Biloxi, Mississippi: Barack Obama trounced Hillary Clinton in Mississippi’s Democratic primary, riding huge support from African Americans, as a nasty new race row rocked their White House battle.
The Illinois senator punched back with his second win in a row since the former first lady’s campaign-saving wins in Texas and Ohio last week, which halted his own 12-contest win streak and extended their epic struggle.
Even as Mississippi voted, the tone of the contest took another negative lurch, as the Obama camp demanded the ouster of Clinton supporter Geraldine Ferraro, who put Obama’s stunning rise in big-time US politics down to his race.
With its 33 nominating delegates, conservative, Deep South Mississippi, reliably Republican in general elections, was the last showdown in the Democratic race before the more significant Pennsylvania primary on 22 April.
“We have had a terrific week, we have won Wyoming, we have won Mississippi,” Obama told MSNBC after his victory, and rapped Clinton over her 2002 Senate vote to authorize war in Iraq, a conflict he opposed.
In a statement, he said people in Mississippi joined “millions of Americans from every corner of the country who have chosen to turn the page on the failed politics of the past and embrace our movement for change.”
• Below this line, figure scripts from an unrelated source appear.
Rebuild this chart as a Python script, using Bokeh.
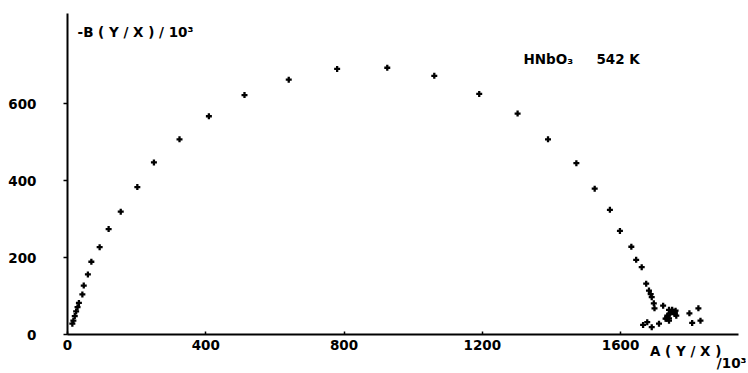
from bokeh.plotting import figure
from bokeh.models import Range1d, FixedTicker, Label, ColumnDataSource, LinearAxis
from bokeh.embed import file_html
from bokeh.resources import INLINE

# A(Y/X)/10^3 and -B(Y/X)/10^3
A_vals = [14, 17, 21, 25, 29, 33, 43, 47, 59, 69, 93, 119, 154, 202, 250, 324,
          409, 512, 640, 780, 925, 1061, 1191, 1302, 1390, 1472, 1525, 1569,
          1598, 1631, 1645, 1661, 1674, 1682, 1687, 1690, 1696, 1698,
          1723, 1749, 1742, 1757, 1735, 1730, 1740, 1761, 1799, 1825, 1807, 1831,
          1711, 1690, 1677, 1665,
          1740, 1749, 1759, 1745, 1757, 1735, 1740, 1733]
B_vals = [28, 36, 48, 60, 71, 82, 104, 127, 156, 189, 227, 274, 319, 383, 447, 507,
          567, 622, 662, 690, 693, 672, 625, 574, 507, 445, 379, 324,
          269, 228, 194, 175, 132, 114, 105, 97, 81, 68,
          75, 62, 54, 58, 45, 41, 36, 49, 55, 68, 30, 36,
          28, 19, 32, 25,
          64, 64, 62, 57, 53, 49, 42, 41]

x_ticks = [0, 400, 800, 1200, 1600]
y_ticks = [0, 200, 400, 600]

y_title = "-B ( Y / X )   /  10³"
x_title_a = "A ( Y / X )"
x_title_b = "/10³"
x_title_pos = [1788, 1927]
compound = "HNbO₃"
temperature = "542 K"

FONT = "DejaVu Sans"

src = ColumnDataSource(data=dict(a=A_vals, b=B_vals))

p = figure(width=746, height=373, x_range=Range1d(0, 1941), y_range=Range1d(0, 834),
           output_backend="svg", toolbar_location=None,
           min_border_left=67, min_border_right=8, min_border_top=13, min_border_bottom=39)
p.outline_line_color = None
p.grid.visible = False

p.scatter("a", "b", source=src, marker="cross", size=6, line_width=2.3,
          line_color="black")

for ax in (p.xaxis[0], p.yaxis[0]):
    ax.axis_line_width = 2
    ax.axis_line_color = "black"
    ax.major_tick_line_width = 1.5
    ax.minor_tick_line_color = None
    ax.major_label_text_font = FONT
    ax.major_label_text_font_size = "13.5px"
    ax.major_label_text_font_style = "bold"
    ax.major_label_text_color = "black"

p.xaxis.ticker = FixedTicker(ticks=x_ticks)
p.xaxis.major_tick_in = 3
p.xaxis.major_tick_out = 0
p.xaxis.major_label_standoff = 5

p.yaxis.ticker = FixedTicker(ticks=y_ticks)
p.yaxis.major_tick_in = 0
p.yaxis.major_tick_out = 4
p.yaxis.major_label_standoff = 27

# axis title of the abscissa, written under the right end of the axis
title_axis = LinearAxis(ticker=FixedTicker(ticks=x_title_pos),
                        major_label_overrides={x_title_pos[0]: x_title_a,
                                               x_title_pos[1]: "\n" + x_title_b},
                        axis_line_color=None, major_tick_line_color=None,
                        minor_tick_line_color=None, major_tick_in=0, major_tick_out=0,
                        major_label_standoff=-10,
                        major_label_text_line_height=0.75,
                        major_label_text_font=FONT, major_label_text_font_size="13.5px",
                        major_label_text_font_style="bold", major_label_text_color="black")
p.add_layout(title_axis, "below")


def lab(x, y, t, size="13.5px"):
    p.add_layout(Label(x=x, y=y, text=t, text_font=FONT, text_font_size=size,
                       text_font_style="bold", text_color="black",
                       text_baseline="middle", text_align="left"))


lab(29, 787, y_title)
lab(1319, 717, compound)
lab(1530, 717, temperature)

open("out.html", "w").write(file_html(p, INLINE))
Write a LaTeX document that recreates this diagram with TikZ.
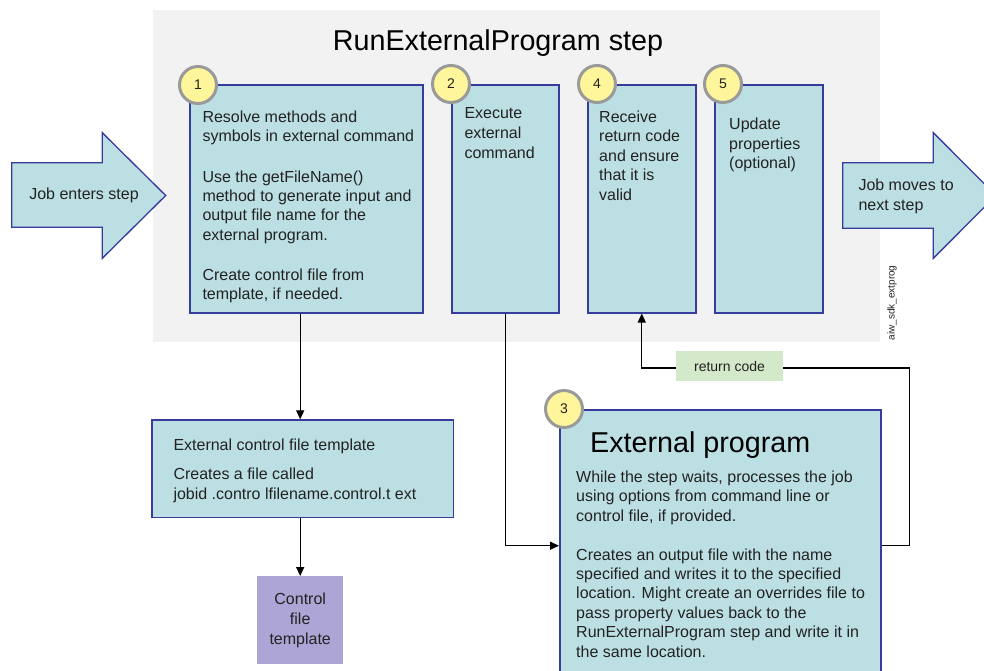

Mississippi did not change the race, but allowed Obama to pad his lead in the race for nominating delegates doled out after each state contest.
Clinton campaign manager Maggie Williams congratulated Obama and looked forward to Pennsylvania and beyond, but there was no direct comment from the candidate herself.
With 99% of precincts reporting in Mississippi, Obama had won 61% of the vote compared to 37% for Clinton.
Television exit polls showed a large racial divide: half of the Democratic electorate was African Americans, nine in ten of whom went for Obama, according to MSNBC figures.
Fox News exit polls said white men voted for Clinton 69 to 30%, and white women by 74% to 26%.
According to a tally by RealClearPolitics.com, the Mississippi victory left Obama with 1,606 delegates compared to 1,484 for Clinton, both still well short of the 2,025 necessary to clinch the party’s nomination.
The latest racially tinged row of an increasingly ugly campaign raged after Ferraro told a California newspaper: “if Obama was a white man, he would not be in this position.”
The first African-American with a viable shot at the White House, Obama called the remarks by the woman who made history as the Democrats’ 1984 vice presidential candidate “patently absurd.”
“I don’t think that Geraldine Ferraro’s comments have any place in our politics or the Democratic Party,” he told Pennsylvania newspaper The Morning Call.
His campaign clamored for Ferraro’s head, noting the swift resignation of an Obama aide last week after her remark that Clinton was a “monster.”
New York Senator Clinton said she did “not agree” with the comments and found it “regrettable” that supporters might resort to personal attacks, but did not cut Ferraro loose from her finance committee.
“We ought to keep this focused on the issues. That’s what this campaign should be about,” she said in Pennsylvania.
In a second interview with the Daily Breeze, which carried her original remarks, Ferraro escalated the row.
“Any time anybody does anything that in any way pulls this campaign down and says, let’s address reality and the problems we’re facing in this world, you’re accused of being racist, so you have to shut up,” she said.
“Racism works in two different directions. I really think they’re attacking me because I’m white. How’s that?”
Even if Florida and Michigan repeat their contests after having their delegates stripped for holding their primaries early, neither candidate can cross the magic threshold of 2,025 delegates.
So the nomination will likely rest in the hands of nearly 800 “superdelegates,” Democratic party officials now under enormous pressure from the two campaigns to sway one way or another.
Republicans were also voting Tuesday.
But as Senator John McCain has already clinched enough delegates to be the party’s standard-bearer in the November presidential election, there was little question about the outcome. McCain had 79% of the vote with 99% counted.